There's also a question of how the legacy debts for pensions and contracts with labor unions would have to be dealt with.  Section 1113 (concerning collective bargaining agreements) and 1114 o(concerning pensions) of the Bankruptcy Code might have something to say about that. 

And at least some Bankruptcy Courts have refused to allow section 363 sales when they are tantamount to a Plan of Reorganization because they deal with substantially all or the core assets of a debtor.  If you do have to go the plan route, there are statutory provisions in excess of two weeks that must be observed before a hearing can be held.

 Others are skeptical too.  Click here for another blogger's assessment of the challenges faced in making a two week "surgical" bankruptcy happen.
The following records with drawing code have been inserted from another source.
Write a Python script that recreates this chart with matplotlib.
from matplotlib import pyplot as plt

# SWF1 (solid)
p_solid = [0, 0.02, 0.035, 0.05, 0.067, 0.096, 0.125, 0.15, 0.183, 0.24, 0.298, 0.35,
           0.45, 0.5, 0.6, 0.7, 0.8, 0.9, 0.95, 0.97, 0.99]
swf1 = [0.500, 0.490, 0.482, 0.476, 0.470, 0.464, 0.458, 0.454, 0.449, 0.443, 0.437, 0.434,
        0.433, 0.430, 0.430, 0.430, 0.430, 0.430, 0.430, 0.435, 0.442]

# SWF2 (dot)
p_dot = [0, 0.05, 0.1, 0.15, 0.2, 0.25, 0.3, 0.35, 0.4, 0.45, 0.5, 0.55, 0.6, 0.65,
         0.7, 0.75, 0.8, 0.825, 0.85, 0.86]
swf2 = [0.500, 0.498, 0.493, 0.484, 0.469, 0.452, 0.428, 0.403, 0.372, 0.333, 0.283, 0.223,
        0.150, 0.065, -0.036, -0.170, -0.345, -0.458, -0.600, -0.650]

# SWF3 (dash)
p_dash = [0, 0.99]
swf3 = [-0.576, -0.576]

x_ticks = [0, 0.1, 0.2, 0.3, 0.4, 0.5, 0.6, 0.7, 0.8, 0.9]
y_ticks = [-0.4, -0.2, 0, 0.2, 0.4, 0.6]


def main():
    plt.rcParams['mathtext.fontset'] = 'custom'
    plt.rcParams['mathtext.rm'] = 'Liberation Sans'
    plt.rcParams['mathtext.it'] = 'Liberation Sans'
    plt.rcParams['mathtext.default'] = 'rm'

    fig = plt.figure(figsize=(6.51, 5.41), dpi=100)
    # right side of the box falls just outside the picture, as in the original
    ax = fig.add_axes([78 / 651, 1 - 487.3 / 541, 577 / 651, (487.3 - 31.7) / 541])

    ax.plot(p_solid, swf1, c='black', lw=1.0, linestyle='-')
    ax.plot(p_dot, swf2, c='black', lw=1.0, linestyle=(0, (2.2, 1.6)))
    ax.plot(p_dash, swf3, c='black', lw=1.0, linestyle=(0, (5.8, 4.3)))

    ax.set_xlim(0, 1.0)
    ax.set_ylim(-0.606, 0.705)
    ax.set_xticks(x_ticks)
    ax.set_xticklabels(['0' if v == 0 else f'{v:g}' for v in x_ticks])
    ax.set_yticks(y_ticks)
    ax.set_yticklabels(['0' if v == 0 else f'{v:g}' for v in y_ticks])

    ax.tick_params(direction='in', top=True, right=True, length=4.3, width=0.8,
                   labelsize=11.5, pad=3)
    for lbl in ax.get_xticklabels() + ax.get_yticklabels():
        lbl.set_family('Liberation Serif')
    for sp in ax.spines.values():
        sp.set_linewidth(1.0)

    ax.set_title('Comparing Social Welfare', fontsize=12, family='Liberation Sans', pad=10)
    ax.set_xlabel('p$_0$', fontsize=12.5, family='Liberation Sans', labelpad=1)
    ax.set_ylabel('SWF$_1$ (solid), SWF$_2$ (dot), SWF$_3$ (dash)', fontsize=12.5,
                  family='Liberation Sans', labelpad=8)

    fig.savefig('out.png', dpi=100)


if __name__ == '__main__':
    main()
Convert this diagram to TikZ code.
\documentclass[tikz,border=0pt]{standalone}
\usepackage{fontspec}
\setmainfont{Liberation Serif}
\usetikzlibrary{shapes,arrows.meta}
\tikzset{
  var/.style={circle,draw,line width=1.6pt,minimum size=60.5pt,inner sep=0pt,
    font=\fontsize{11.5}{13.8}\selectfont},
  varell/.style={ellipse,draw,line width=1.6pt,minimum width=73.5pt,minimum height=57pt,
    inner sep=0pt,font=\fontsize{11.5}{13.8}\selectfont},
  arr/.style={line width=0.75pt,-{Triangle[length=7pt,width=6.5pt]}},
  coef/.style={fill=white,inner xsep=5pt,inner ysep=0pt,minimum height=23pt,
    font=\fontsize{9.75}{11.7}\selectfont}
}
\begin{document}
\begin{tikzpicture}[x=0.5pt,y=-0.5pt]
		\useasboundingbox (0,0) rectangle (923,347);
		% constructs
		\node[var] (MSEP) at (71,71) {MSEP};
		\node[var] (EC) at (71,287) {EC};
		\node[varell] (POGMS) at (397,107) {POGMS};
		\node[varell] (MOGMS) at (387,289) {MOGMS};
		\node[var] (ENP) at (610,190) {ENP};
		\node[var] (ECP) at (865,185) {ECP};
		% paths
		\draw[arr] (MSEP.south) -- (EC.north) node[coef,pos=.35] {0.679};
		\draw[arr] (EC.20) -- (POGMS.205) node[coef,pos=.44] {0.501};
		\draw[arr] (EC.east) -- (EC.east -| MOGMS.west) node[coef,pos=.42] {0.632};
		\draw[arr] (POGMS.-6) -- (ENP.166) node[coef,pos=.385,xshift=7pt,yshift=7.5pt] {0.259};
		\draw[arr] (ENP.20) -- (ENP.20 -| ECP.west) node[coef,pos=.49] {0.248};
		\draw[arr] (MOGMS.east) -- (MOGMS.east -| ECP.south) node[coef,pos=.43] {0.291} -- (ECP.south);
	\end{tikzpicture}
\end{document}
And the WSJ is skeptical as well, especially about getting the bondholders on board.  In a story entitled"A Risky Bankruptcy Loons for GM", David Welch of Businessweek mentions still other obstacles to be overcome.

Bottom line, there are just too many different constituencies, some of which it may not be possible, and certainly hardly feasible, to reach and interact with before the filing.  If the proper groundwork is laid - and from the sounds of it, GM is finally almost out of denial about its options and ACTUALLY has started to explore the bankruptcy option in a meaningful way - two months would be an ambitious, but at least possible period of time to get through a prenegotiated (or as we're apparently calling it now, "surgical") bankruptcy.  But TWO WEEKS - i just don't see how.

As for Chrysler, does it even have enough any "good" assets that it could do the same thing? Based on press coverage, not likely.